I've been thinking over the criticism of rich people making money from money and not doing anything to earn it except charging usury. Recall above where I said that there is essentially no "hoarding" in modern economics. That is, there is no substantial amount of financial wealth that is held separate from the economy. When people have money in excess of what they want for current use, they make it available to others through investing it or putting it in savings that earn interest.
(Now this is assuming that the amount of money that the old wealth holders consume in a given year is less than the income that is generated from the loaning and investing of their accumulated wealth. The phrase "living on your principle" refers to what happens when a person or group has consumption spending that exceeds their income, and so are constantly reducing their savings. Any person or group that does that will eventually cease to be wealthy.)
But what happens then?
In theory, a person who starts with a pile of money can make money forever while doing no actual work just by letting others use their money, and getting a return on it. And that is why you see the criticism that money accumulates at the top. But what else is involved there? One criticism, as Narz was bringing up, and I didn't really give him an answer for, is that it is lent out to poorer folk who desperately need the money. And some of that does happen, which sometimes leads those borrowers deeper and deeper into a hole of debt. This, of course, would lead to the Marxist critique of the rich getting ever richer doing no work and just sucking labor dry.
But that's not the whole story. Not all money is lent to the poor at usurious interest rates. In fact, the main place to loan money to is to businesses. And businesses use it to create new real wealth. And that is why when you look at lists of who the richest people in the country are you see more names of "new money" than you do of "old money". And the reason is that the "old money" is being lent to the "new money" and the new money is making a higher profit on it than the old.
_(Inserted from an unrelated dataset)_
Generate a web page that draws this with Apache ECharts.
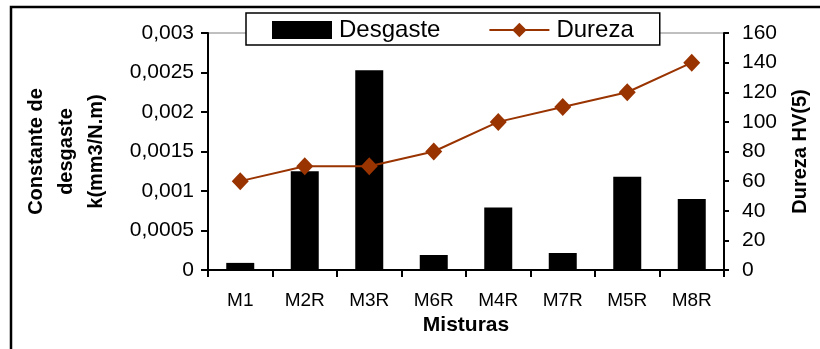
<!DOCTYPE html>
<html><head><meta charset="utf-8">
<script src="https://cdn.jsdelivr.net/npm/echarts@6/dist/echarts.min.js"></script>
<style>html,body{margin:0;padding:0;background:#fff}#c{width:820px;height:349px}</style>
</head><body><div id="c"></div>
<script>
var categories = ['M1','M2R','M3R','M6R','M4R','M7R','M5R','M8R'];
var desgaste = [0.00009, 0.00125, 0.00253, 0.00019, 0.00079, 0.000215, 0.00118, 0.0009];
var dureza = [60, 70, 70, 80, 100, 110, 120, 140];
var leftTicks = [0, 0.0005, 0.001, 0.0015, 0.002, 0.0025, 0.003];
var rightTicks = [0, 20, 40, 60, 80, 100, 120, 140, 160];

var FONT = '"Liberation Sans", Arial, sans-serif';
var chart = echarts.init(document.getElementById('c'), null, {renderer: 'canvas'});
chart.setOption({
  animation: false,
  backgroundColor: '#fff',
  textStyle: {fontFamily: FONT, color: '#000'},
  graphic: [{
    type: 'rect', shape: {x: 11, y: 7, width: 1000, height: 500},
    style: {fill: null, stroke: '#000', lineWidth: 2.5}, z: 100, silent: true
  }],
  grid: {left: 208, right: 96, top: 33, bottom: 79, show: true, borderColor: '#808080', borderWidth: 1},
  legend: {
    left: 246, top: 13,
    padding: [5, 26, 3, 26],
    itemWidth: 60, itemHeight: 18, itemGap: 48,
    backgroundColor: '#fff', borderColor: '#000', borderWidth: 1.5,
    textStyle: {fontFamily: FONT, fontSize: 24, color: '#000', padding: [0, 0, 0, 2]},
    data: [{name: 'Desgaste', icon: 'rect'}, {name: 'Dureza'}]
  },
  xAxis: {
    type: 'category', data: categories, boundaryGap: true,
    axisLine: {lineStyle: {color: '#000', width: 2}},
    axisTick: {show: true, length: 7, lineStyle: {color: '#000', width: 2}},
    axisLabel: {fontFamily: FONT, fontSize: 19, color: '#000', margin: 21},
    name: 'Misturas', nameLocation: 'middle', nameGap: 45,
    nameTextStyle: {fontFamily: FONT, fontSize: 21, fontWeight: 'bold', color: '#000'}
  },
  yAxis: [{
    type: 'value', min: 0, max: 0.003, interval: 0.0005, position: 'left',
    splitLine: {show: false},
    axisLine: {show: true, lineStyle: {color: '#000', width: 2}},
    axisTick: {show: true, length: 7, lineStyle: {color: '#000', width: 2}},
    axisLabel: {fontFamily: FONT, fontSize: 21, color: '#000', margin: 14,
      formatter: function (v) {
        var best = leftTicks.reduce(function (a, b) { return Math.abs(b - v) < Math.abs(a - v) ? b : a; });
        return String(best).replace('.', ',');
      }},
    name: 'Constante de\ndesgaste\nk(mm3/N.m)', nameLocation: 'middle', nameRotate: 90, nameGap: 97,
    nameTextStyle: {fontFamily: FONT, fontSize: 20, fontWeight: 'bold', color: '#000', lineHeight: 30, align: 'center'}
  }, {
    type: 'value', min: 0, max: 160, interval: 20, position: 'right',
    splitLine: {show: false},
    axisLine: {show: true, lineStyle: {color: '#000', width: 2}},
    axisTick: {show: true, length: 5, lineStyle: {color: '#000', width: 2}},
    axisLabel: {fontFamily: FONT, fontSize: 21, color: '#000', margin: 18,
      formatter: function (v) { return String(rightTicks[Math.round(v / 20)]); }},
    name: 'Dureza HV(5)', nameLocation: 'middle', nameRotate: 90, nameGap: 66,
    nameTextStyle: {fontFamily: FONT, fontSize: 20, fontWeight: 'bold', color: '#000'}
  }],
  series: [{
    name: 'Desgaste', type: 'bar', yAxisIndex: 0, data: desgaste,
    barWidth: 28, itemStyle: {color: '#000'}
  }, {
    name: 'Dureza', type: 'line', yAxisIndex: 1, data: dureza,
    symbol: 'diamond', symbolSize: [17, 18],
    lineStyle: {color: '#993300', width: 2}, itemStyle: {color: '#993300'}
  }]
});
</script></body></html>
So in absolute terms the old money can go on making money forever without any actual work. But in practice the share of the total wealth that old wealth controls falls over time as new wealth overtakes and surpasses it. Now that can be helped along, and high estate taxes help to achieve that. But in the long run a family may remain rich for generation after generation without any actual work taking place, but will fade from prominence because newer fortunes, fortunes that they in part made possible by the loaning of their old money, will eclipse the old.
And this helps explain why people with "old money" are so commonly people who are opposed both to estate taxes, and want to zero out all inflation. That is to protect not just the absolute position of wealth, but the relative position of wealth as well, by restricting the creation of new fortunes that will eclipse the old fortunes. A zero inflation policy will not just reduce the creation of new fortunes, but will raise the incomes of the old fortunes.
It is the creation of these new fortunes out of the savings of these old fortunes that justify the system. And that is why so many of the attacks on old money aren't really justified.